Commodity servers are cheap and appear to solve the processing supply and demand problem plaguing large, dynamic environments, which has led to South African businesses commonly running between 100 and 1 000 servers. The result is that these environments either become unmanageable or very expensive to maintain. Bernard Donnelly, consultancy services manager at Unisys Africa, has the solution.
Many businesses would like to reduce the costs associated with operating large numbers of commodity servers, while others simply want to reduce the complexity. Fact is, there are at least five very good reasons to follow suit:
1. Resource utilisation
2. Complexity
3. Staff
4. Flexibility
5. Improved service
Running a large server estate is not simply about the hardware acquisition costs, as many studies have already revealed. With so many servers scattered about the business, administration and software costs deplete IT coffers. The five-year cost of a 100-server environment can easily exceed R20 million.
Part of that cost stems from under-utilisation. With so many smaller servers focusing on specific functions in the business, for tasks such as e-mail and printing, they typically see less than 30% processing utilisation. The reason for that is they must cater for peak demand, which, as the name suggests, accounts for a small percentage of the time the server is working.

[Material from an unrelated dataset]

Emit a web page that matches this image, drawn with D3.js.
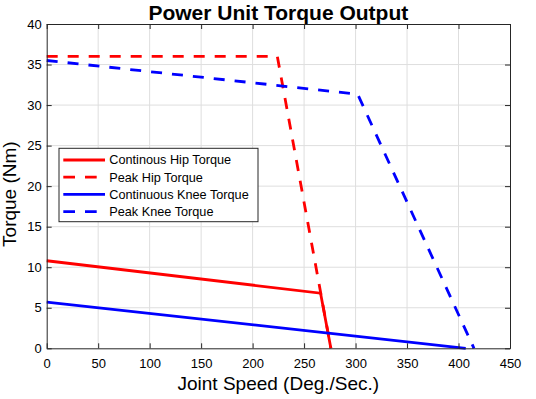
<!DOCTYPE html>
<html>
<head>
<meta charset="utf-8">
<script src="https://cdn.jsdelivr.net/npm/d3@7"></script>
<style>
  body { margin: 0; background: #fff; }
  svg { font-family: "Liberation Sans", Arial, sans-serif; }
</style>
</head>
<body>
<div id="chart"></div>
<script>
// Speed (deg/s) / torque (Nm) points
const hipContSpeed = [0, 266, 276];
const hipContTorque = [10.8, 6.8, 0];
const hipPeakSpeed = [0, 224, 276];
const hipPeakTorque = [36, 36, 0];
const kneeContSpeed = [0, 407];
const kneeContTorque = [5.7, 0];
const kneePeakSpeed = [0, 302, 415];
const kneePeakTorque = [35.5, 31.35, 0];

const seriesNames = ["Continous Hip Torque", "Peak Hip Torque", "Continuous Knee Torque", "Peak Knee Torque"];
const xTicks = [0, 50, 100, 150, 200, 250, 300, 350, 400, 450];
const yTicks = [0, 5, 10, 15, 20, 25, 30, 35, 40];

const series = [
    { name: seriesNames[0], xs: hipContSpeed, ys: hipContTorque, color: "#ff0000", dashed: false },
    { name: seriesNames[1], xs: hipPeakSpeed, ys: hipPeakTorque, color: "#ff0000", dashed: true },
    { name: seriesNames[2], xs: kneeContSpeed, ys: kneeContTorque, color: "#0000ff", dashed: false },
    { name: seriesNames[3], xs: kneePeakSpeed, ys: kneePeakTorque, color: "#0000ff", dashed: true }
];

const W = 536, H = 399;
const margin = { top: 24, right: 26, bottom: 50.7, left: 46.7 };
const width = W - margin.left - margin.right;
const height = H - margin.top - margin.bottom;

const svg = d3.select("#chart")
    .append("svg")
    .attr("width", W)
    .attr("height", H);

const g = svg.append("g")
    .attr("transform", `translate(${margin.left},${margin.top})`);

const x = d3.scaleLinear().domain([0, 450]).range([0, width]);
const y = d3.scaleLinear().domain([0, 40]).range([height, 0]);

// Grid lines
g.append("g").selectAll("line")
    .data(xTicks.slice(1, -1))
    .enter().append("line")
    .attr("x1", d => x(d)).attr("x2", d => x(d))
    .attr("y1", 0).attr("y2", height)
    .attr("stroke", "#dedede").attr("stroke-width", 1);

g.append("g").selectAll("line")
    .data(yTicks.slice(1, -1))
    .enter().append("line")
    .attr("y1", d => y(d)).attr("y2", d => y(d))
    .attr("x1", 0).attr("x2", width)
    .attr("stroke", "#dedede").attr("stroke-width", 1);

// Lines
const line = d3.line().x(d => x(d[0])).y(d => y(d[1]));

g.append("g").selectAll("path")
    .data(series)
    .enter().append("path")
    .attr("d", s => line(s.xs.map((v, i) => [v, s.ys[i]])))
    .attr("fill", "none")
    .attr("stroke", s => s.color)
    .attr("stroke-width", 2.8)
    .attr("stroke-dasharray", s => s.dashed ? "11,10" : null);

// Axes (ticks pointing inward, box on)
const axisColor = "#262626";
function styleAxis(sel) {
    sel.select(".domain").attr("stroke", axisColor).attr("stroke-width", 1);
    sel.selectAll(".tick line").attr("stroke", axisColor);
    sel.selectAll("text").attr("fill", "#000").style("font-size", "13px");
}

g.append("g")
    .attr("transform", `translate(0,${height})`)
    .call(d3.axisBottom(x).tickValues(xTicks).tickSize(-5).tickPadding(10).tickSizeOuter(0))
    .call(styleAxis);

g.append("g")
    .call(d3.axisTop(x).tickValues(xTicks).tickSize(-5).tickSizeOuter(0).tickFormat(""))
    .call(styleAxis);

g.append("g")
    .call(d3.axisLeft(y).tickValues(yTicks).tickSize(-5).tickPadding(5).tickSizeOuter(0))
    .call(styleAxis);

g.append("g")
    .attr("transform", `translate(${width},0)`)
    .call(d3.axisRight(y).tickValues(yTicks).tickSize(-5).tickSizeOuter(0).tickFormat(""))
    .call(styleAxis);

// Title and axis labels
svg.append("text")
    .attr("x", margin.left + width / 2)
    .attr("y", 20)
    .attr("text-anchor", "middle")
    .style("font-size", "21px")
    .style("font-weight", "bold")
    .text("Power Unit Torque Output");

svg.append("text")
    .attr("x", margin.left + width / 2)
    .attr("y", 390)
    .attr("text-anchor", "middle")
    .style("font-size", "19px")
    .text("Joint Speed (Deg./Sec.)");

svg.append("text")
    .attr("transform", `translate(16,${margin.top + height / 2 + 8}) rotate(-90)`)
    .attr("text-anchor", "middle")
    .style("font-size", "19px")
    .text("Torque (Nm)");

// Legend
const legend = svg.append("g").attr("transform", "translate(59,148.3)");
legend.append("rect")
    .attr("width", 199).attr("height", 73.4)
    .attr("fill", "#fff")
    .attr("stroke", axisColor).attr("stroke-width", 1);

const items = legend.selectAll(".item")
    .data(series)
    .enter().append("g")
    .attr("transform", (d, i) => `translate(0,${11.7 + i * 17.2})`);

items.append("line")
    .attr("x1", 4.3).attr("x2", 46)
    .attr("stroke", d => d.color)
    .attr("stroke-width", 2.8)
    .attr("stroke-dasharray", d => d.dashed ? "11.7,10" : null);

items.append("text")
    .attr("x", 50.3)
    .attr("dy", "0.35em")
    .style("font-size", "12.7px")
    .text(d => d.name);
</script>
</body>
</html>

In terms of complexity, the more deployed servers the more complex the environment - due to more applications and more hardware. In multi-tier environments this is exacerbated by multiple paths scaling out front-end, back-end and middleware servers. Finding a fault in an environment such as that quickly becomes tricky. Performing an operating system (OS) update is another challenge.

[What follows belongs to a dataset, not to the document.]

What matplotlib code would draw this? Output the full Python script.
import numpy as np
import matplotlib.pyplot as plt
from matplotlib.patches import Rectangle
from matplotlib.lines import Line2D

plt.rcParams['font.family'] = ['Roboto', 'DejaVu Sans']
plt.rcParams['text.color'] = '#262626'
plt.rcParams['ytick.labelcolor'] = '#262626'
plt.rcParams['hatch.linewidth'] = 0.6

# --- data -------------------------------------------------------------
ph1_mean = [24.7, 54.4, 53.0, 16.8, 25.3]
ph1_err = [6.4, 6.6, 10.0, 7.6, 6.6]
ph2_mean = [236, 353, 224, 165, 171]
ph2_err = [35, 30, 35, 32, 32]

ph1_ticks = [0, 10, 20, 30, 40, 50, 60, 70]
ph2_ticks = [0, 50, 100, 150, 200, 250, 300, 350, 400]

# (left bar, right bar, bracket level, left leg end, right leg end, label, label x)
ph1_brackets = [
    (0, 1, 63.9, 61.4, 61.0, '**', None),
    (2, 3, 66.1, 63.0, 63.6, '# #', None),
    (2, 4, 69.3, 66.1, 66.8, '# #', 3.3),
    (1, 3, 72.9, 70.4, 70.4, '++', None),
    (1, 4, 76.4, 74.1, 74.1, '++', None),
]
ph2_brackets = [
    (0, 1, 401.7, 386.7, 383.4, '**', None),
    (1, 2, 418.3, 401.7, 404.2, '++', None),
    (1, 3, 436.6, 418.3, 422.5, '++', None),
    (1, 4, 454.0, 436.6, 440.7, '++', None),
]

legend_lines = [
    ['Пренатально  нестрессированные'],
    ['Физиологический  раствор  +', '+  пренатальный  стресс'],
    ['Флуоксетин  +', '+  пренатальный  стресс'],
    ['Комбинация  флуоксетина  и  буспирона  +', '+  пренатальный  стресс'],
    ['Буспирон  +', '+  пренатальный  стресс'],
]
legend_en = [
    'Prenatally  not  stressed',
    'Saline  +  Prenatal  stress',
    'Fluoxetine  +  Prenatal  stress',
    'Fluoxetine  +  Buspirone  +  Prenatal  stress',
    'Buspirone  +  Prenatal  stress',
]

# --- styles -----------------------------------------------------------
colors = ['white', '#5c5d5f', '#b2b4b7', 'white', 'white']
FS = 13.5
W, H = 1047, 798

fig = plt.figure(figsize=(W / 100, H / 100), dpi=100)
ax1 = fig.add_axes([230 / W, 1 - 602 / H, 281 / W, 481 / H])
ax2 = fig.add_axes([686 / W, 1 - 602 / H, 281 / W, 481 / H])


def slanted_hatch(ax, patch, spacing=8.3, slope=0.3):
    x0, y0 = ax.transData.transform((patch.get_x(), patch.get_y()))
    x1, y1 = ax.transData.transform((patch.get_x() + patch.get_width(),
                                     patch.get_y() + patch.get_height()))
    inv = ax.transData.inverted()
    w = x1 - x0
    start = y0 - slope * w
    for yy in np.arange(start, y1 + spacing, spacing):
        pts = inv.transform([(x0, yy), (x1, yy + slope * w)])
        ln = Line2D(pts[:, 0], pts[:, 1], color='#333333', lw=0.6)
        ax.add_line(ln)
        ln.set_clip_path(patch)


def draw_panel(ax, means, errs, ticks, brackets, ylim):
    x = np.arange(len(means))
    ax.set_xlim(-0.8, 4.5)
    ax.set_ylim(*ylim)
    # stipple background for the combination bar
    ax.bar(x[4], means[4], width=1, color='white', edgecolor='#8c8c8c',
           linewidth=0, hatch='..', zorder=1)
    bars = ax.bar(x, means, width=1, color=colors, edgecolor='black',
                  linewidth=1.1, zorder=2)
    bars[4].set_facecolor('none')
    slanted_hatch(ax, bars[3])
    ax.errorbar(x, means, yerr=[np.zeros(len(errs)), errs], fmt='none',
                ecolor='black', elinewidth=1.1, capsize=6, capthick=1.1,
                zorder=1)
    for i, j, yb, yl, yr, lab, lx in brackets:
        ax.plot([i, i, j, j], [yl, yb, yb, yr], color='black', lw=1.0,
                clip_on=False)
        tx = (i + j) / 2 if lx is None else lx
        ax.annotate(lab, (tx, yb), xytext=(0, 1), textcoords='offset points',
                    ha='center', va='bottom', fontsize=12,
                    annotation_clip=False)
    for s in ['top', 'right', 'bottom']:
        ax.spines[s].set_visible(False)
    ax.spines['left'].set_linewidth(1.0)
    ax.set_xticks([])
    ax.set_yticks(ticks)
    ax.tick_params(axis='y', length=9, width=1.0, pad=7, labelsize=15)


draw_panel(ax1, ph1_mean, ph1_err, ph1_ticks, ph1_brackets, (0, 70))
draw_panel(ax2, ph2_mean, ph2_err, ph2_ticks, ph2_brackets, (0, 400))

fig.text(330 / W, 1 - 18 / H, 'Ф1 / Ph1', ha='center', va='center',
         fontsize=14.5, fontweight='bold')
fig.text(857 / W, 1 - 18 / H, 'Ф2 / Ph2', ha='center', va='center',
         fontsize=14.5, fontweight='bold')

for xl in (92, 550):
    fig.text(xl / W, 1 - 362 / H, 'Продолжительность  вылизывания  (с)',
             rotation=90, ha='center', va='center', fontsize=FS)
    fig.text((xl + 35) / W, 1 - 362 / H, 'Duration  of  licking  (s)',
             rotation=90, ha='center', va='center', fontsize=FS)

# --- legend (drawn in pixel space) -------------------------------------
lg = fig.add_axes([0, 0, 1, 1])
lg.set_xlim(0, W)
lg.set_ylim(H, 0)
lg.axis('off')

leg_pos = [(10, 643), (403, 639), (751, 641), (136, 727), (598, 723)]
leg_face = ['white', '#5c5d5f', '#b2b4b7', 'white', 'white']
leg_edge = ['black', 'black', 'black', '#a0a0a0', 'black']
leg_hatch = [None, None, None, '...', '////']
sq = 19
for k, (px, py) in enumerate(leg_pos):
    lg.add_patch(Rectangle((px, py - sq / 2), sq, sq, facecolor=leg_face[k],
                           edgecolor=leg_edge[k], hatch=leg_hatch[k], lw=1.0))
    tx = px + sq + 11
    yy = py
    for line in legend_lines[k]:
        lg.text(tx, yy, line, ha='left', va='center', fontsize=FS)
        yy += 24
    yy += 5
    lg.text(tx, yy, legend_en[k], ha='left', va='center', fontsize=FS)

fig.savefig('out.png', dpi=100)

Staffing quickly becomes an issue in scaled-out server environments, not only due to the cost of employing more skilled technicians. While there are many Microsoft Certified Software Engineers (MCSEs) available, there is a limited number who can manage a complex scaled-out environment. In scaled-out environments technicians are typically running around putting fires out instead of applying themselves to proactive management and maintenance.
In scaled-out environments the business loses flexibility. With a large number of applications and servers, making changes is difficult; when more processing power is required for certain applications, the hardware must be upgraded.
Improved service is the result of consolidation onto fewer, more capable servers without removing the cheaper costs of the Wintel environment. A few years ago this would not have been possible, but a new class of Wintel server has been developed, dubbed the Windows mainframe. It offers the scalability of a Unix environment and beyond, but runs Windows operating systems and is based on Intel architecture. The net result of deploying such a system is all the benefits of server consolidation:
* Service to the business is improved as complexity is reduced and uptime improves;
* With applications sharing server resources, utilisation rises to 80%;
* Fewer servers mean fewer software licences and technicians, reducing costs and complexity;
* With fewer technicians, the more skilled ones can be retained for the more efficient central management and maintenance tasks; and
* Flexibility is gained because applications requiring the server horsepower can get it when they need it, while those that do not need it can have less dialled in for the period. For instance, a business intelligence environment with an extraction, transformation and loading (ETL) tool can be run on the weekend or overnight and all available processing power redirected to that task. In the morning, processing capacity can be redirected back to the Exchange and database environments.
Overall server consolidation onto a Windows mainframe-class system simplifies and streamlines IT infrastructure to reduce downtime and total cost of ownership. It improves operational efficiencies and increases availability, reliability and performance, leading to faster application deployment and a more flexible business.